What is the controversy?
Consider one of the clearest examples: the healing of a man with a withered hand. The Gospels tell us that Jesus healed him on the Sabbath, and His opponents were furious (Matthew 12:9–14; Mark 3:1–6; Luke 6:6–11). Jesus responds not by dismissing the Sabbath, but by arguing from within it. He asks, “Is it lawful on the Sabbath to do good or to do harm, to save life or to kill?” (Mark 3:4). That question would not have sounded foreign to a first-century Jewish audience. It was the heart of an ongoing debate.
Jewish tradition had long wrestled with how to apply Sabbath rest in a world where people suffer, animals fall into pits, and life does not pause neatly every seven days. One of the most important principles to emerge from this discussion is known as pikuach nefesh, the preservation of life. The Talmud famously states: “The Sabbath is handed over to you, not you to the Sabbath” (b. Yoma 85b) (Very similar to Mark 2:27). In the same passage, the rabbis conclude that saving a life overrides Sabbath restrictions, because the commandments were given so that people may live by them, not die by them (cf. Leviticus 18:5).
Another rabbinic text teaches, “Profane one Sabbath for him, so that he may keep many Sabbaths” (b. Yoma 85b). The logic is clear: alleviating suffering and preserving life is not a violation of God’s will; it is a fulfillment of it. Jesus’ argument about healing on the Sabbath fits squarely within this line of reasoning. He is not rejecting Jewish law. He is applying it according to its own deepest values.

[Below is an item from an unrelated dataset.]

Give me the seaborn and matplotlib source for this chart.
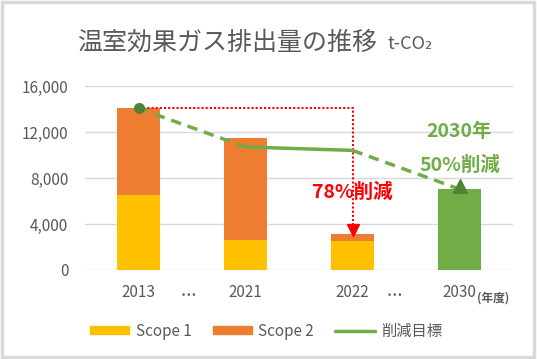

This same approach appears when Jesus’ disciples pluck heads of grain on the Sabbath (Matthew 12:1–8). Jesus responds by pointing to David eating the consecrated bread when he was hungry (1 Samuel 21:1–6) and to the priests who “profane the Sabbath” in the Temple and yet are guiltless. He then declares, “I desire mercy, and not sacrifice” (quoting Hosea 6:6). This is not an anti-law statement. It is a prophetic one. The prophets of Israel consistently taught that obedience divorced from compassion misses the heart of God (Isaiah 1:10–17; Micah 6:6–8).
This brings us to what Jesus calls the “weightier matters of the law.” In Matthew 23:23, He rebukes the Pharisees for meticulous tithing while neglecting “justice and mercy and faithfulness.” Notably, He does not say the smaller commandments are irrelevant. He says, “These you ought to have done, without neglecting the others.” The issue is not law versus grace, but shallow obedience versus faithful obedience. Sabbath observance that ignores human suffering has misunderstood the Sabbath itself.
For Gentile believers, this is an important correction. Too often, the Sabbath controversies are read as proof that Jesus freed His followers from Torah entirely. But the Gospels never say that. Instead, they show Jesus modeling how God’s commandments are meant to function in real life. The Sabbath was made for humanity, not as an escape from responsibility, but as a rhythm that reflects God’s compassion and care. As Jesus Himself says, “The Sabbath was made for man, not man for the Sabbath” (Mark 2:27). That statement echoes the rabbinic tradition rather than opposing it.
Understanding this helps Gentile disciples avoid a false dichotomy. Jesus is not the liberator from God’s instructions; He is their faithful interpreter. His disputes were not with Judaism as such, but with interpretations that had lost sight of mercy. This means that when we read the Sabbath stories, we are not watching Jesus dismantle the Torah. We are watching a Jewish teacher call Israel back to the Torah’s heart.
The deeper question, then, is not whether Jesus broke the Sabbath, but whether we have misunderstood it. If the Sabbath reflects God’s rest, His justice, and His mercy, then following Jesus means learning to honor those same values.
In the end, Jesus did not break the Sabbath. He revealed it.